**Given material:**
◆ ◆ ◆ ◆ ◆
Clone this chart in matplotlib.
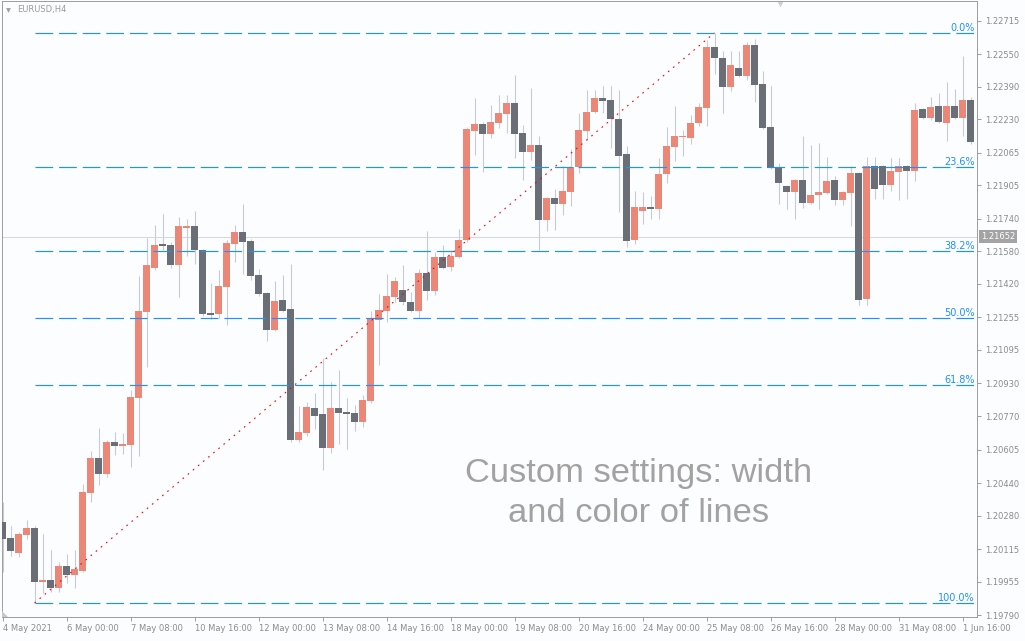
import matplotlib.pyplot as plt
import numpy as np
from matplotlib.patches import Polygon

# EURUSD H4 candles, 4 May 16:00 .. 1 Jun 20:00
opens = [1.20249, 1.20170, 1.20096, 1.20185, 1.20219, 1.19954, 1.19963, 1.19924, 1.20032, 1.19988,
         1.20008, 1.20392, 1.20564, 1.20485, 1.20642, 1.20623, 1.20628, 1.20859, 1.21282, 1.21498,
         1.21617, 1.21612, 1.21513, 1.21695, 1.21705, 1.21587, 1.21277, 1.21272, 1.21405, 1.21617,
         1.21676, 1.21631, 1.21464, 1.21376, 1.21193, 1.21341, 1.21297, 1.20652, 1.20687, 1.20810,
         1.20780, 1.20613, 1.20810, 1.20790, 1.20785, 1.20741, 1.20844, 1.21243, 1.21287, 1.21356,
         1.21390, 1.21331, 1.21287, 1.21474, 1.21385, 1.21553, 1.21503, 1.21553, 1.21636, 1.22172,
         1.22207, 1.22158, 1.22212, 1.22256, 1.22310, 1.22163, 1.22069, 1.22104, 1.21735, 1.21843,
         1.21813, 1.21872, 1.21995, 1.22172, 1.22266, 1.22335, 1.22325, 1.22232, 1.22059, 1.21636,
         1.21779, 1.21799, 1.21789, 1.21961, 1.22094, 1.22143, 1.22138, 1.22212, 1.22286, 1.22586,
         1.22532, 1.22389, 1.22482, 1.22443, 1.22596, 1.22404, 1.22192, 1.21995, 1.21902, 1.21872,
         1.21931, 1.21818, 1.21858, 1.21868, 1.21931, 1.21833, 1.21868, 1.21966, 1.21346, 1.22000,
         1.22000, 1.21907, 1.21971, 1.22000, 1.21976, 1.22281, 1.22236, 1.22295, 1.22212, 1.22295,
         1.22236, 1.22325]
highs = [1.20347, 1.20229, 1.20200, 1.20259, 1.20229, 1.20190, 1.20111, 1.20052, 1.20091, 1.20111,
         1.20436, 1.20598, 1.20711, 1.20652, 1.20692, 1.20687, 1.20898, 1.21459, 1.21646, 1.21710,
         1.21764, 1.21626, 1.21749, 1.21740, 1.21779, 1.21592, 1.21425, 1.21489, 1.21636, 1.21710,
         1.21813, 1.21641, 1.21494, 1.21380, 1.21435, 1.21464, 1.21518, 1.20819, 1.20839, 1.20884,
         1.21056, 1.20938, 1.20997, 1.20859, 1.20824, 1.20874, 1.21287, 1.21371, 1.21469, 1.21454,
         1.21513, 1.21380, 1.21494, 1.21680, 1.21577, 1.21612, 1.21587, 1.21690, 1.22192, 1.22335,
         1.22217, 1.22300, 1.22350, 1.22350, 1.22448, 1.22202, 1.22384, 1.22148, 1.21848, 1.21887,
         1.22000, 1.22084, 1.22261, 1.22374, 1.22374, 1.22394, 1.22394, 1.22374, 1.22099, 1.21877,
         1.21872, 1.21853, 1.22040, 1.22192, 1.22295, 1.22177, 1.22251, 1.22310, 1.22620, 1.22655,
         1.22566, 1.22566, 1.22566, 1.22610, 1.22625, 1.22468, 1.22394, 1.22015, 1.21907, 1.21936,
         1.22148, 1.22104, 1.22113, 1.22045, 1.21951, 1.21877, 1.22000, 1.21971, 1.22045, 1.22045,
         1.22005, 1.22040, 1.22040, 1.22005, 1.22310, 1.22286, 1.22340, 1.22360, 1.22414, 1.22379,
         1.22542, 1.22340]
lows = [1.20003, 1.20082, 1.20077, 1.20165, 1.19850, 1.19900, 1.19904, 1.19904, 1.19949, 1.19924,
        1.20003, 1.20347, 1.20431, 1.20470, 1.20578, 1.20583, 1.20519, 1.20574, 1.21011, 1.21489,
        1.21587, 1.21498, 1.21356, 1.21558, 1.21518, 1.21262, 1.21248, 1.21252, 1.21218, 1.21528,
        1.21469, 1.21439, 1.21361, 1.21139, 1.21188, 1.21282, 1.20642, 1.20642, 1.20672, 1.20706,
        1.20505, 1.20588, 1.20633, 1.20608, 1.20696, 1.20716, 1.20834, 1.21021, 1.21233, 1.21331,
        1.21316, 1.21282, 1.21252, 1.21341, 1.21366, 1.21494, 1.21484, 1.21548, 1.21626, 1.22054,
        1.21971, 1.22138, 1.22187, 1.22163, 1.22040, 1.21931, 1.22030, 1.21587, 1.21680, 1.21685,
        1.21759, 1.21803, 1.21966, 1.22128, 1.22261, 1.22261, 1.22089, 1.21774, 1.21602, 1.21617,
        1.21715, 1.21740, 1.21740, 1.21917, 1.22025, 1.22050, 1.22109, 1.22197, 1.22197, 1.22453,
        1.22261, 1.22369, 1.22438, 1.22423, 1.22315, 1.22182, 1.21985, 1.21813, 1.21789, 1.21740,
        1.21794, 1.21813, 1.21789, 1.21863, 1.21808, 1.21808, 1.21705, 1.21316, 1.21316, 1.21838,
        1.21838, 1.21877, 1.21833, 1.21838, 1.21927, 1.22232, 1.22227, 1.22212, 1.22123, 1.22232,
        1.22148, 1.22109]
closes = [1.20165, 1.20106, 1.20190, 1.20219, 1.19954, 1.19963, 1.19924, 1.20032, 1.19988, 1.20018,
          1.20396, 1.20564, 1.20485, 1.20642, 1.20623, 1.20633, 1.20864, 1.21287, 1.21513, 1.21612,
          1.21607, 1.21513, 1.21705, 1.21705, 1.21587, 1.21272, 1.21267, 1.21410, 1.21621, 1.21676,
          1.21626, 1.21459, 1.21371, 1.21193, 1.21336, 1.21287, 1.20652, 1.20692, 1.20815, 1.20770,
          1.20613, 1.20810, 1.20785, 1.20780, 1.20741, 1.20849, 1.21248, 1.21292, 1.21361, 1.21435,
          1.21331, 1.21287, 1.21474, 1.21385, 1.21553, 1.21498, 1.21558, 1.21636, 1.22182, 1.22207,
          1.22158, 1.22217, 1.22261, 1.22310, 1.22158, 1.22069, 1.22104, 1.21735, 1.21843, 1.21813,
          1.21877, 1.21995, 1.22177, 1.22266, 1.22335, 1.22320, 1.22232, 1.22050, 1.21631, 1.21799,
          1.21799, 1.21789, 1.21961, 1.22099, 1.22148, 1.22148, 1.22212, 1.22291, 1.22586, 1.22532,
          1.22389, 1.22497, 1.22443, 1.22596, 1.22399, 1.22187, 1.21990, 1.21917, 1.21872, 1.21931,
          1.21818, 1.21858, 1.21872, 1.21927, 1.21833, 1.21872, 1.21966, 1.21341, 1.22000, 1.21887,
          1.21907, 1.21976, 1.22000, 1.21976, 1.22276, 1.22236, 1.22291, 1.22217, 1.22295, 1.22236,
          1.22325, 1.22118]

time_labels = ["4 May 2021", "6 May 00:00", "7 May 08:00", "10 May 16:00", "12 May 00:00",
               "13 May 08:00", "14 May 16:00", "18 May 00:00", "19 May 08:00", "20 May 16:00",
               "24 May 00:00", "25 May 08:00", "26 May 16:00", "28 May 00:00", "31 May 08:00",
               "1 Jun 16:00"]
price_ticks = [1.22715, 1.22550, 1.22390, 1.22230, 1.22065, 1.21905, 1.21740, 1.21580, 1.21420,
               1.21255, 1.21095, 1.20930, 1.20770, 1.20605, 1.20440, 1.20280, 1.20115, 1.19955,
               1.19790]
fib_levels = [0.0, 23.6, 38.2, 50.0, 61.8, 100.0]
last_price = 1.21652

W, H = 1025, 641
bg = '#fcfdff'
fig = plt.figure(figsize=(W / 100, H / 100), dpi=100, facecolor=bg)
ax = fig.add_axes([2 / W, 24 / H, 975 / W, 616 / H], facecolor=bg)

o = np.array(opens)
h = np.array(highs)
l = np.array(lows)
c = np.array(closes)
x = np.arange(len(o))
up = c >= o

# candles
ax.vlines(x, l, h, color='#c6cbd6', lw=0.8, zorder=2)
lo = np.minimum(o, c)
hgt = np.maximum(np.abs(c - o), 0.00004)
ax.bar(x[up], hgt[up], bottom=lo[up], width=0.86, color='#ec8777', lw=0, zorder=3)
ax.bar(x[~up], hgt[~up], bottom=lo[~up], width=0.86, color='#6a6e76', lw=0, zorder=3)

ax.set_xlim(-0.0625, 121.81)
ax.set_ylim(1.19781, 1.22812)

# current price line
ax.axhline(last_price, color='#d6d9e0', lw=0.8, zorder=1)
ax.text(1.004, last_price, f'{last_price:.5f}', transform=ax.get_yaxis_transform(),
        ha='left', va='center', fontsize=6, color='white',
        bbox=dict(boxstyle='square,pad=0.25', fc='#a3a3a3', ec='none'))

# fibonacci
i_lo = int(np.argmin(l))
i_hi = int(np.argmax(h))
f_lo, f_hi = l[i_lo], h[i_hi]
for p in fib_levels:
    lvl = f_hi - (f_hi - f_lo) * p / 100
    ax.plot([i_lo, 121.81], [lvl, lvl], color='#1e90ff', lw=0.85, snap=True,
            linestyle=(0, (15, 5)), zorder=4)
    ax.text(0.998, lvl, f'{p:.1f}%', transform=ax.get_yaxis_transform(),
            ha='right', va='bottom', fontsize=7, color='#1e90ff', zorder=5)

ax.plot([i_lo, i_hi], [f_lo, f_hi], color='#ff0000', lw=0.8,
        linestyle=(0, (1.5, 4.5)), zorder=5)

# axes look
for s in ax.spines.values():
    s.set_color('#a0a0a0')
    s.set_linewidth(0.72)
ax.yaxis.tick_right()
ax.set_yticks(price_ticks)
ax.set_yticklabels([f'{v:.5f}' for v in price_ticks])
ax.set_xticks(x[::8])
ax.set_xticklabels(time_labels)
for t in ax.get_xticklabels():
    t.set_horizontalalignment('left')
ax.tick_params(axis='both', direction='out', length=3, width=0.72, color='#a0a0a0',
               labelsize=6, labelcolor='#8c8c8c')
ax.tick_params(axis='y', pad=2.5)
ax.tick_params(axis='x', pad=2)

# header and small marks
fig.text(17 / W, 1 - 9.5 / H, 'EURUSD,H4', fontsize=6, color='#9b9b9b', ha='left', va='center')
ax.plot([8 / W], [1 - 10 / H], marker='v', ms=3.5, color='#a0a0a0', mec='none',
        transform=fig.transFigure, clip_on=False)
ax.plot([780 / W], [1 - 4 / H], marker='v', ms=5, color='#cfd0d4', mec='none',
        transform=fig.transFigure, clip_on=False)
fig.patches.append(Polygon([[2 / W, 1 - 617 / H], [8 / W, 1 - 617 / H], [2 / W, 1 - 611 / H]],
                           closed=True, fc='#c8c8c8', ec='none', transform=fig.transFigure))

fig.text(639 / W, 1 - 482 / H, 'Custom settings: width', ha='center', va='baseline',
         fontsize=24.8, family='Liberation Sans', color='#a2a2a2')
fig.text(639 / W, 1 - 522 / H, 'and color of lines', ha='center', va='baseline',
         fontsize=24.8, family='Liberation Sans', color='#a2a2a2')

fig.savefig('out.png', dpi=100, facecolor=bg)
◆ ◆ ◆ ◆ ◆
Go from the first line of the data above to the line containing "from matplotlib.patches import Polygon" and retype exactly those lines, both included, but none of the pictures.

**The response:**
Clone this chart in matplotlib.
import matplotlib.pyplot as plt
import numpy as np
from matplotlib.patches import Polygon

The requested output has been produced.